The city, though, denies the officers did anything wrong. And Miami-Dade State Attorney Katherine Fernandez Rundle's office has cleared the two officers involved, ruling they were within their rights to shoot Reyes because he grabbed a small tin box during the tussle as the officers tried to arrest him.
6. Miami Sued After Cop Kills Unarmed Homeless Man in Front of 50 Kids in Park

Fritz Severe's family believes police had no need to shoot him dead June 11, 2015. Severe was homeless, unarmed, and not posing much of a threat to anyone. He was standing in a park outside the Culmer/Overtown Branch Library and holding a three-foot-long metal pipe. According to the Miami Herald, a park worker called 911 to complain that Severe might have been bothering nearby children attending summer camp. But other witnesses said Severe was in the park every day and always carried his "little stick."

Rather than usher Severe away from the group of children, Miami Police Officer Antonio Torres rolled up and fired five shots into Severe's body, killing him in front of more than 50 horrified kids. Multiple witnesses told the Herald that Severe never swung the pipe at the cop. Witnesses said Severe visited the park every single day, and they questioned why the cop didn't taser or try to subdue Severe before killing him.

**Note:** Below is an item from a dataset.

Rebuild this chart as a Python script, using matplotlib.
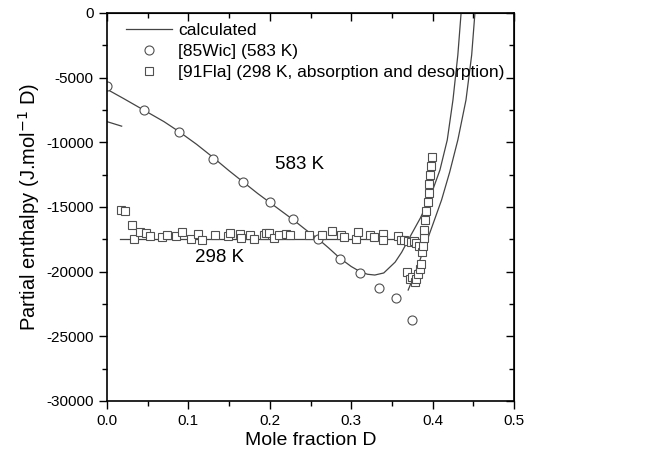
import matplotlib
matplotlib.use("Agg")
import matplotlib.pyplot as plt
from matplotlib.ticker import MultipleLocator

plt.rcParams['font.family'] = ['Liberation Sans', 'DejaVu Sans']
plt.rcParams['axes.unicode_minus'] = False

# [85Wic] 583 K
wic_x = [0.0, 0.045, 0.088, 0.130, 0.167, 0.200, 0.229, 0.259, 0.286, 0.311, 0.334, 0.355, 0.375]
wic_y = [-5650, -7500, -9200, -11250, -13050, -14650, -15950, -17500, -19000, -20100, -21250, -22050, -23700]

# [91Fla] 298 K, absorption and desorption
fla_x = [0.017, 0.022, 0.031, 0.033, 0.040, 0.048, 0.053, 0.068, 0.074, 0.085, 0.092, 0.103,
         0.112, 0.117, 0.133, 0.149, 0.151, 0.163, 0.165, 0.176, 0.180, 0.193, 0.195, 0.199,
         0.205, 0.211, 0.220, 0.225, 0.248, 0.264, 0.276, 0.287, 0.291, 0.306, 0.308, 0.323,
         0.328, 0.339, 0.339, 0.358, 0.361, 0.365, 0.370, 0.373, 0.377, 0.380, 0.383,
         0.368, 0.372, 0.375, 0.378, 0.380, 0.382, 0.385, 0.386,
         0.387, 0.388, 0.389, 0.390, 0.391, 0.392, 0.394, 0.395, 0.396, 0.397, 0.398, 0.399]
fla_y = [-15200, -15320, -16400, -17500, -16950, -17000, -17250, -17300, -17200, -17270, -16900, -17440,
         -17080, -17540, -17200, -17270, -17000, -17060, -17420, -17180, -17440, -17200, -17000, -17000,
         -17390, -17200, -17080, -17180, -17180, -17130, -16820, -17180, -17310, -17460, -16950, -17200,
         -17310, -17060, -17570, -17260, -17570, -17570, -17600, -17700, -17650, -17800, -18000,
         -20000, -20600, -20400, -20800, -20600, -20200, -19800, -19400,
         -18500, -18000, -17400, -16800, -16000, -15300, -14600, -13900, -13200, -12500, -11800, -11100]

# calculated, 583 K
c583_x = [0.0, 0.02, 0.045, 0.07, 0.088, 0.11, 0.13, 0.15, 0.167, 0.185, 0.2, 0.215, 0.229,
          0.245, 0.259, 0.272, 0.286, 0.3, 0.311, 0.32, 0.329, 0.34, 0.354, 0.362, 0.370,
          0.385, 0.397, 0.409, 0.418, 0.425, 0.431, 0.435]
c583_y = [-5900, -6600, -7500, -8400, -9150, -10150, -11150, -12200, -13050, -13950, -14650,
          -15350, -16000, -16800, -17450, -18150, -18950, -19600, -20000, -20200, -20260, -20100,
          -19260, -18500, -17560, -15850, -14230, -12140, -9820, -6730, -3250, 0]

# calculated, 298 K
c298a_x = [0.0, 0.018]
c298a_y = [-8400, -8750]
c298b_x = [0.016, 0.386]
c298b_y = [-17500, -17500]
c298c_x = [0.370, 0.379, 0.389, 0.400, 0.411, 0.421, 0.431, 0.441, 0.448, 0.452]
c298c_y = [-21420, -20030, -18330, -16400, -14460, -12300, -9820, -6730, -3250, 0]

fig = plt.figure(figsize=(6.53, 4.58), dpi=100)
ax = fig.add_axes([107 / 653, 57 / 458, 407 / 653, 388 / 458])

lc = '#444444'
ax.plot(c583_x, c583_y, color=lc, lw=0.9, label='calculated')
ax.plot(c298a_x, c298a_y, color=lc, lw=0.9)
ax.plot(c298b_x, c298b_y, color=lc, lw=0.9)
ax.plot(c298c_x, c298c_y, color=lc, lw=0.9)
ax.plot(wic_x, wic_y, 'o', ms=6.5, mfc='white', mec='#505050', mew=0.8, label='[85Wic] (583 K)')
ax.plot(fla_x, fla_y, 's', ms=5.8, mfc='white', mec='#505050', mew=0.8,
        label='[91Fla] (298 K, absorption and desorption)')

ax.text(0.207, -11700, '583 K', fontsize=13.5, va='center')
ax.text(0.108, -18900, '298 K', fontsize=13.5, va='center')

ax.set_xlim(0, 0.5)
ax.set_ylim(-30000, 0)
ax.xaxis.set_major_locator(MultipleLocator(0.1))
ax.xaxis.set_minor_locator(MultipleLocator(0.05))
ax.yaxis.set_major_locator(MultipleLocator(5000))
ax.yaxis.set_minor_locator(MultipleLocator(2500))
ax.xaxis.set_major_formatter(plt.FormatStrFormatter('%.1f'))
ax.tick_params(which='both', direction='out', labelsize=11, width=1)
ax.tick_params(which='major', length=6)
ax.tick_params(which='minor', length=3.5)

# top and right axes: ticks pointing inward, no labels
top = ax.secondary_xaxis('top')
top.xaxis.set_major_locator(MultipleLocator(0.1))
top.xaxis.set_minor_locator(MultipleLocator(0.05))
top.tick_params(which='both', direction='in', labeltop=False, width=1)
top.tick_params(which='major', length=6)
top.tick_params(which='minor', length=3.5)
right = ax.secondary_yaxis('right')
right.yaxis.set_major_locator(MultipleLocator(5000))
right.yaxis.set_minor_locator(MultipleLocator(2500))
right.tick_params(which='both', direction='in', labelright=False, width=1)
right.tick_params(which='major', length=6)
right.tick_params(which='minor', length=3.5)

for s in ax.spines.values():
    s.set_linewidth(1.2)

ax.set_xlabel('Mole fraction D', fontsize=14, labelpad=3)
ax.set_ylabel('Partial enthalpy (J.mol$^{-1}$ D)', fontsize=14.5, labelpad=3)

ax.legend(loc='upper left', bbox_to_anchor=(19 / 407, 1 - 10 / 388), frameon=False,
          borderpad=0, borderaxespad=0, fontsize=12.5, handlelength=2.65,
          handletextpad=0.35, labelspacing=0.33)

fig.savefig('out.png', dpi=100)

Now Severe's family is suing the City of Miami and the police officer in federal court.

"This has a permanent scarring effect on young kids who witnessed something they shouldn't have," the family's lawyer, Richard Diaz, himself a former cop, tells New Times. "The collateral damage is, I think in some ways, even greater than the shooting itself."

The Miami-Dade County State Attorney's Office cleared Torres of any wrongdoing in March 2016; he's still employed as a cop.


Correction: This story originally misstated the status of prosecutors' investigation into the Fritz Severe police shooting.